Illusion of control

I was captured this morning by the tweet of @emotionallife asking to followers 

"When was the last time you turned off your computer for an entire day?"

 I thought about that and I guess the answer is the usual HR one: "It depends". 

If the argument is about work and life balance, I am pretty good in switching off for entire days and forget. It was not like that all times, because I needed time and effort to achieve the maturity and confidence I personally needed to do that without consequences, but I can do now. Of course, I have a great team with me and I can trust them in all we do... next job I will land on, may be without a team (or simply, "my team") that could change, I know.

Now, if the discussion is about "can I live without a digital experience?" (internet, writing, reading gaming...) for an entire day, answer is... "I can avoid to have lunch for a day or two, which does not mean I like it". 

Most people would consider this a symptom of an issue, and it could be. But I think we live in a times dominated by the "illusion of control": from nations to church, to family, to companies... we hope that the most of things are under control, are working rationally or - even if not - in a predictable way. We hope that people who behave against norms and rules are minorities, we trust that our job and our salary will be there tomorrow morning (and in most of the cases even if we are sick or can't go, it will stay), we count on other people doing what they are supposed to do (go to school come to work, drive keeping the right - unless british - and teaching proper things to our kids).

Are these rational expectations? I am sorry if it disturbs you, but no: they are not. In most of the world, all of these are luxury: your job can disappear in a sec, your salary could never get in bank (if it exists at all), police could be worse can criminals and - finally - your job could hunting to feed your family but there's no assurance you will succeed. In many parts of the world employees do not at all follow indications of the company they work for, neither of the church and the government (if any government at all exists).

For those of you who need to be persuaded that reality is not the one we strongly desire to be, I suggest looking back to Matrix (first one) and think about the message. 

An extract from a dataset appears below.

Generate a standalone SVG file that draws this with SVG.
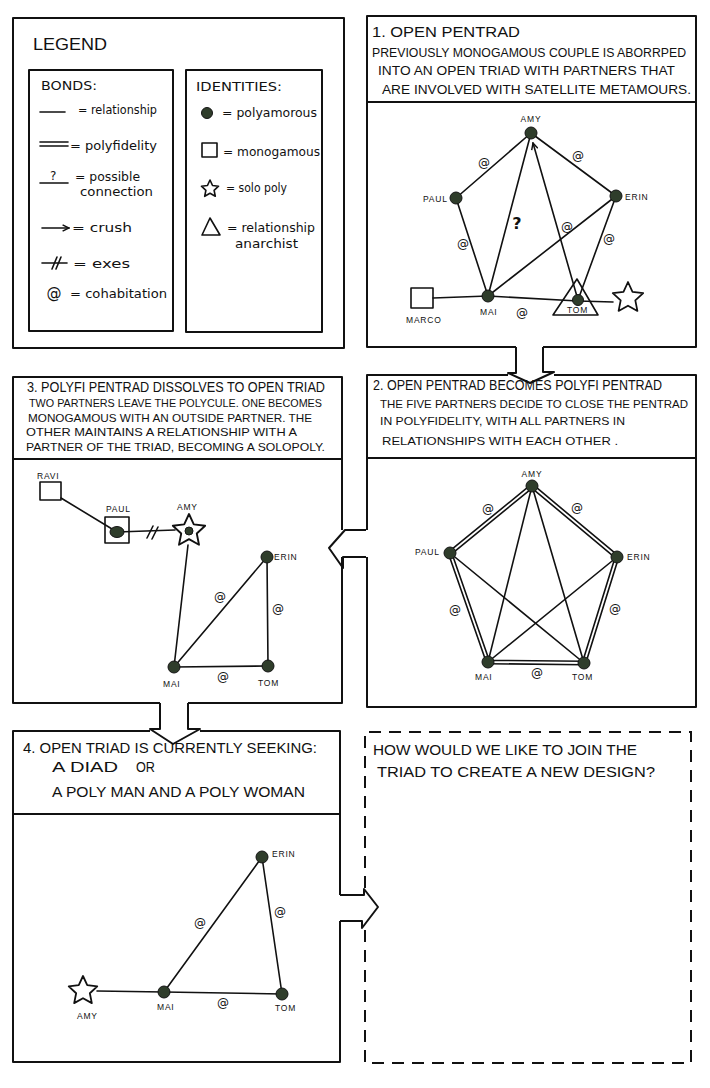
<svg xmlns="http://www.w3.org/2000/svg" width="710" height="1088" viewBox="0 0 710 1088">
<defs>
<style>
.frame{fill:none;stroke:#111;stroke-width:2;stroke-linejoin:round}
.dash{fill:none;stroke:#111;stroke-width:2;stroke-dasharray:12 8}
.edge{fill:none;stroke:#111;stroke-width:1.6;stroke-linecap:round}
.dbl{fill:none;stroke:#111;stroke-width:5;stroke-linecap:round}
.dblin{fill:none;stroke:#fff;stroke-width:1.8;stroke-linecap:round}
.dot{fill:#2f3d2b;stroke:#151515;stroke-width:1}
.shape{fill:none;stroke:#111;stroke-width:1.6;stroke-linejoin:round}
.hd{font-family:"Liberation Sans",Arial,sans-serif;font-size:14px;fill:#111}
.sub{font-family:"Liberation Sans",Arial,sans-serif;font-size:11px;fill:#111}
.lg{font-family:"DejaVu Sans",sans-serif;font-size:12px;fill:#111}
.nm{font-family:"Liberation Sans",Arial,sans-serif;font-size:8.5px;fill:#111;letter-spacing:0.8px}
.at{font-family:"DejaVu Sans",sans-serif;font-size:12px;fill:#111;text-anchor:middle}
</style>
<path id="star" d="M0,-10 L2.82,-3.88 L9.51,-3.09 L4.57,1.48 L5.88,8.09 L0,4.8 L-5.88,8.09 L-4.57,1.48 L-9.51,-3.09 L-2.82,-3.88 Z" fill="none" stroke="#111" stroke-linejoin="round"/>
<marker id="crush" viewBox="0 0 10 10" refX="9" refY="5" markerWidth="8" markerHeight="8" markerUnits="userSpaceOnUse" orient="auto">
<path d="M1,1 L9,5 L1,9" fill="none" stroke="#111" stroke-width="1.8"/>
</marker>
</defs>
<rect width="710" height="1088" fill="#fff"/>

<!-- Legend -->
<g id="legend">
<rect class="frame" x="13" y="18" width="331" height="330"/>
<text class="hd" x="33" y="50" style="font-size:16px" textLength="74" lengthAdjust="spacingAndGlyphs">LEGEND</text>
<g id="bonds">
<rect class="frame" x="29" y="70" width="144" height="261"/>
<text class="lg" x="41" y="90" textLength="56" lengthAdjust="spacingAndGlyphs">BONDS:</text>
<line class="edge" x1="40" y1="112" x2="65" y2="112"/>
<text class="lg" x="78" y="114" textLength="79" lengthAdjust="spacingAndGlyphs">= relationship</text>
<line class="edge" x1="40" y1="142" x2="68" y2="142"/>
<line class="edge" x1="40" y1="146" x2="68" y2="146"/>
<text class="lg" x="70" y="150" textLength="87" lengthAdjust="spacingAndGlyphs">= polyfidelity</text>
<text class="lg" x="50" y="180">?</text>
<line class="edge" x1="40" y1="183" x2="68" y2="183"/>
<text class="lg" x="75" y="181" textLength="65" lengthAdjust="spacingAndGlyphs">= possible</text>
<text class="lg" x="80" y="196" textLength="73" lengthAdjust="spacingAndGlyphs">connection</text>
<line class="edge" x1="42" y1="228" x2="69" y2="228" marker-end="url(#crush)"/>
<text class="lg" x="72" y="232" textLength="60" lengthAdjust="spacingAndGlyphs">= crush</text>
<line class="edge" x1="42" y1="263" x2="67" y2="263"/>
<line class="edge" x1="52" y1="269" x2="57" y2="257"/>
<line class="edge" x1="56" y1="269" x2="61" y2="257"/>
<text class="lg" x="73" y="268" textLength="57" lengthAdjust="spacingAndGlyphs">= exes</text>
<text class="at" x="54" y="298" style="font-size:15px">@</text>
<text class="lg" x="70" y="298" textLength="97" lengthAdjust="spacingAndGlyphs">= cohabitation</text>
</g>
<g id="identities">
<rect class="frame" x="186" y="70" width="136" height="262"/>
<text class="lg" x="196" y="91" textLength="86" lengthAdjust="spacingAndGlyphs">IDENTITIES:</text>
<circle class="dot" cx="207" cy="113" r="5.5"/>
<text class="lg" x="222" y="117" textLength="95" lengthAdjust="spacingAndGlyphs">= polyamorous</text>
<rect class="shape" x="202" y="143" width="15" height="14"/>
<text class="lg" x="223" y="156" textLength="97" lengthAdjust="spacingAndGlyphs">= monogamous</text>
<use href="#star" transform="translate(210,189) scale(0.9)" stroke-width="1.8"/>
<text class="lg" x="226" y="192" textLength="61" lengthAdjust="spacingAndGlyphs">= solo poly</text>
<polygon class="shape" points="202,235 220,235 210,218"/>
<text class="lg" x="227" y="232" textLength="88" lengthAdjust="spacingAndGlyphs">= relationship</text>
<text class="lg" x="235" y="248" textLength="63" lengthAdjust="spacingAndGlyphs">anarchist</text>
</g>
</g>

<!-- Frames -->
<g id="frames">
<path class="frame" d="M516,347 H367 V16 H696 V347 H543"/>
<path class="frame" d="M367,102 H696"/>
<path class="frame" d="M508,375 H367 V530 M367,557 V707 H696 V375 H554"/>
<path class="frame" d="M367,458 H696"/>
<path class="frame" d="M160,703 H13 V377 H342 V530 M342,557 V703 H188"/>
<path class="frame" d="M13,459 H342"/>
<path class="frame" d="M150,731 H13 V1062 H340 V921 M340,895 V731 H200"/>
<path class="frame" d="M13,814 H340"/>
<path class="dash" d="M365,888 V732 H691 V1063 H365 V928"/>
</g>

<g id="connectors">
<!-- panel arrows -->
<path class="frame" d="M516,347 V373 H508 L530,383 L554,372 H543 V347"/>
<path class="frame" d="M366,530 H345 L329,548 L343,568 V557 H366"/>
<path class="frame" d="M160,703 V729 H150 L173,744 L200,729 H188 V703"/>
<path class="frame" d="M340,895 H364 V889 L378,907 L362,928 V921 H340"/>

<!-- panel 1 -->
<line class="edge" x1="531" y1="133" x2="456" y2="198"/>
<line class="edge" x1="531" y1="133" x2="616" y2="196"/>
<line class="edge" x1="456" y1="198" x2="488" y2="296"/>
<line class="edge" x1="531" y1="133" x2="488" y2="296"/>
<line class="edge" x1="578" y1="300" x2="533" y2="143" marker-end="url(#crush)"/>
<line class="edge" x1="616" y1="196" x2="488" y2="296"/>
<line class="edge" x1="616" y1="196" x2="578" y2="300"/>
<line class="edge" x1="433" y1="298" x2="488" y2="296"/>
<line class="edge" x1="488" y1="296" x2="578" y2="301"/>
<line class="edge" x1="578" y1="301" x2="613" y2="302"/>
<text class="at" x="484" y="167">@</text>
<text class="at" x="578" y="160">@</text>
<text class="at" x="463" y="248">@</text>
<text class="at" x="517" y="229" style="font-size:16px;font-weight:bold">?</text>
<text class="at" x="567" y="231">@</text>
<text class="at" x="609" y="243">@</text>
<text class="at" x="522" y="317">@</text>

<!-- panel 2 -->
<g>
<path class="dbl" d="M532,486 L450,553 L488,662 L584,663 L617,557 Z" stroke-linejoin="round"/>
<path class="dblin" d="M532,486 L450,553 L488,662 L584,663 L617,557 Z" stroke-linejoin="round"/>
</g>
<line class="edge" x1="532" y1="486" x2="488" y2="662"/>
<line class="edge" x1="532" y1="486" x2="584" y2="663"/>
<line class="edge" x1="450" y1="553" x2="584" y2="663"/>
<line class="edge" x1="617" y1="557" x2="488" y2="662"/>
<text class="at" x="488" y="513">@</text>
<text class="at" x="577" y="512">@</text>
<text class="at" x="455" y="614">@</text>
<text class="at" x="615" y="613">@</text>
<text class="at" x="537" y="677">@</text>

<!-- panel 3 -->
<line class="edge" x1="61" y1="498" x2="117" y2="532"/>
<line class="edge" x1="117" y1="532" x2="175" y2="530"/>
<line class="edge" x1="147" y1="538" x2="153" y2="526"/>
<line class="edge" x1="152" y1="539" x2="158" y2="527"/>
<line class="edge" x1="188" y1="545" x2="174" y2="667"/>
<line class="edge" x1="267" y1="557" x2="174" y2="667"/>
<line class="edge" x1="267" y1="557" x2="268" y2="666"/>
<line class="edge" x1="174" y1="667" x2="268" y2="666"/>
<text class="at" x="220" y="601">@</text>
<text class="at" x="278" y="613">@</text>
<text class="at" x="223" y="681">@</text>

<!-- panel 4 -->
<line class="edge" x1="97" y1="991" x2="164" y2="992"/>
<line class="edge" x1="164" y1="992" x2="262" y2="857"/>
<line class="edge" x1="262" y1="857" x2="282" y2="994"/>
<line class="edge" x1="164" y1="992" x2="282" y2="994"/>
<text class="at" x="200" y="927">@</text>
<text class="at" x="280" y="916">@</text>
<text class="at" x="223" y="1007">@</text>
</g>

<!-- Panel 1 -->
<g id="panel1">
<text class="hd" x="372" y="37" textLength="148" lengthAdjust="spacingAndGlyphs">1. OPEN PENTRAD</text>
<text class="hd" x="372" y="57" style="font-size:12px" textLength="314" lengthAdjust="spacingAndGlyphs">PREVIOUSLY MONOGAMOUS COUPLE IS ABORRPED</text>
<text class="hd" x="378" y="75" style="font-size:13px" textLength="297" lengthAdjust="spacingAndGlyphs">INTO AN OPEN TRIAD WITH PARTNERS THAT</text>
<text class="hd" x="382" y="94" style="font-size:13px" textLength="309" lengthAdjust="spacingAndGlyphs">ARE INVOLVED WITH SATELLITE METAMOURS.</text>
<g id="p1-amy"><circle class="dot" cx="531" cy="133" r="6"/><text class="nm" x="531" y="122" text-anchor="middle">AMY</text></g>
<g id="p1-paul"><circle class="dot" cx="456" cy="198" r="6"/><text class="nm" x="423" y="202">PAUL</text></g>
<g id="p1-erin"><circle class="dot" cx="616" cy="196" r="6"/><text class="nm" x="625" y="200">ERIN</text></g>
<g id="p1-mai"><circle class="dot" cx="488" cy="296" r="6"/><text class="nm" x="480" y="315">MAI</text></g>
<g id="p1-tom"><polygon class="shape" points="553,315 598,315 577,279"/><circle class="dot" cx="578" cy="300" r="5.5"/><text class="nm" x="567" y="313">TOM</text></g>
<g id="p1-marco"><rect class="shape" x="411" y="288" width="22" height="20"/><text class="nm" x="406" y="323">MARCO</text></g>
<g id="p1-solo"><use href="#star" transform="translate(628,298) scale(1.6)" stroke-width="1.1"/></g>
</g>

<!-- Panel 2 -->
<g id="panel2">
<text class="hd" x="373" y="390" textLength="289" lengthAdjust="spacingAndGlyphs">2. OPEN PENTRAD BECOMES POLYFI PENTRAD</text>
<text class="sub" x="380" y="408" textLength="308" lengthAdjust="spacingAndGlyphs">THE FIVE PARTNERS DECIDE TO CLOSE THE PENTRAD</text>
<text class="sub" x="380" y="425" textLength="245" lengthAdjust="spacingAndGlyphs">IN POLYFIDELITY, WITH ALL PARTNERS IN</text>
<text class="sub" x="382" y="445" textLength="236" lengthAdjust="spacingAndGlyphs">RELATIONSHIPS WITH EACH OTHER .</text>
<g id="p2-amy"><circle class="dot" cx="532" cy="486" r="6"/><text class="nm" x="532" y="477" text-anchor="middle">AMY</text></g>
<g id="p2-paul"><circle class="dot" cx="450" cy="553" r="6"/><text class="nm" x="415" y="555">PAUL</text></g>
<g id="p2-erin"><circle class="dot" cx="617" cy="557" r="6"/><text class="nm" x="627" y="560">ERIN</text></g>
<g id="p2-mai"><circle class="dot" cx="488" cy="662" r="6"/><text class="nm" x="475" y="680">MAI</text></g>
<g id="p2-tom"><circle class="dot" cx="584" cy="663" r="6"/><text class="nm" x="572" y="680">TOM</text></g>
</g>

<!-- Panel 3 -->
<g id="panel3">
<text class="hd" x="27" y="392" style="font-size:14.5px" textLength="298" lengthAdjust="spacingAndGlyphs">3. POLYFI PENTRAD DISSOLVES TO OPEN TRIAD</text>
<text class="sub" x="29" y="407" textLength="293" lengthAdjust="spacingAndGlyphs">TWO PARTNERS LEAVE THE POLYCULE. ONE BECOMES</text>
<text class="sub" x="28" y="422" textLength="284" lengthAdjust="spacingAndGlyphs">MONOGAMOUS WITH AN OUTSIDE PARTNER. THE</text>
<text class="sub" x="26" y="436" textLength="271" lengthAdjust="spacingAndGlyphs">OTHER MAINTAINS A RELATIONSHIP WITH A</text>
<text class="sub" x="26" y="451" textLength="299" lengthAdjust="spacingAndGlyphs">PARTNER OF THE TRIAD, BECOMING A SOLOPOLY.</text>
<g id="p3-ravi"><rect class="shape" x="40" y="482" width="21" height="18"/><text class="nm" x="37" y="479">RAVI</text></g>
<g id="p3-paul"><rect class="shape" x="105" y="517" width="24" height="26"/><ellipse class="dot" cx="117" cy="532" rx="7" ry="5.5"/><text class="nm" x="106" y="512">PAUL</text></g>
<g id="p3-amy"><use href="#star" transform="translate(189,531) scale(1.7)" stroke-width="1.1"/><circle class="dot" cx="189" cy="531" r="4"/><text class="nm" x="177" y="510">AMY</text></g>
<g id="p3-erin"><circle class="dot" cx="267" cy="557" r="6"/><text class="nm" x="274" y="560">ERIN</text></g>
<g id="p3-mai"><circle class="dot" cx="174" cy="667" r="6"/><text class="nm" x="163" y="687">MAI</text></g>
<g id="p3-tom"><circle class="dot" cx="268" cy="666" r="6"/><text class="nm" x="258" y="686">TOM</text></g>
</g>

<!-- Panel 4 -->
<g id="panel4">
<text class="hd" x="23" y="753" style="font-size:15px" textLength="294" lengthAdjust="spacingAndGlyphs">4. OPEN TRIAD IS CURRENTLY SEEKING:</text>
<text class="hd" x="52" y="772" style="font-size:15px" textLength="66" lengthAdjust="spacingAndGlyphs">A DIAD</text>
<text class="hd" x="136" y="772" textLength="19" lengthAdjust="spacingAndGlyphs">OR</text>
<text class="hd" x="52" y="797" style="font-size:15px" textLength="253" lengthAdjust="spacingAndGlyphs">A POLY MAN  AND  A POLY WOMAN</text>
<g id="p4-erin"><circle class="dot" cx="262" cy="857" r="6"/><text class="nm" x="272" y="857">ERIN</text></g>
<g id="p4-mai"><circle class="dot" cx="164" cy="992" r="6"/><text class="nm" x="157" y="1010">MAI</text></g>
<g id="p4-tom"><circle class="dot" cx="282" cy="994" r="6"/><text class="nm" x="275" y="1011">TOM</text></g>
<g id="p4-amy"><use href="#star" transform="translate(83,991) scale(1.5)" stroke-width="1.2"/><text class="nm" x="77" y="1019">AMY</text></g>
</g>

<!-- Panel 5 -->
<g id="panel5">
<text class="hd" x="373" y="755" textLength="264" lengthAdjust="spacingAndGlyphs">HOW WOULD WE LIKE TO JOIN THE</text>
<text class="hd" x="377" y="777" textLength="278" lengthAdjust="spacingAndGlyphs">TRIAD TO CREATE A NEW DESIGN?</text>
</g>
</svg>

What's the connection with pc/tablets? Well, I think that pc and tablets give us a weapon in the daily battle to maintain illusion of control: the microcosm of your emails, your to-do list and the one of your co-workers [did you try TEAMBOX HD for iPad???? It's MARVELLOUS, I need to make  a post on it], your books in kindle, your friends on facebook and many other things can be controlled, checked and re-organized in a click. 

Do you need it? Of course you do, it's a way to maintain brain stable and avoid to think that world is just a mess and we live too short to put some little order in that. And even if you dream to live on an island beach without worries and duties, still, once you will get accustomed to check where "your things are", you will rarely let it go. 

That's probably why we are so shocked by natural events destroying our world (but we do just a little to avoid them) or we are paralzyed by criminal acts: they go beyond our control and they put back the word "illusion" on the spot. On the other side, when imagining the future, we often think about super-AI, mega-pc or cyborgs or super-men with extra powers to... control the world! Are we dreaming to have a pc installed in our brain? yes we do (Gibson can give lessons on that).

Am I sure about that? No: infact, I do not know any religion in which "heaven" comes with iPad (not even jedi one)... it could mean that next step for humanity is not advancing on the road of controlling the world, but caring less of controlling at all.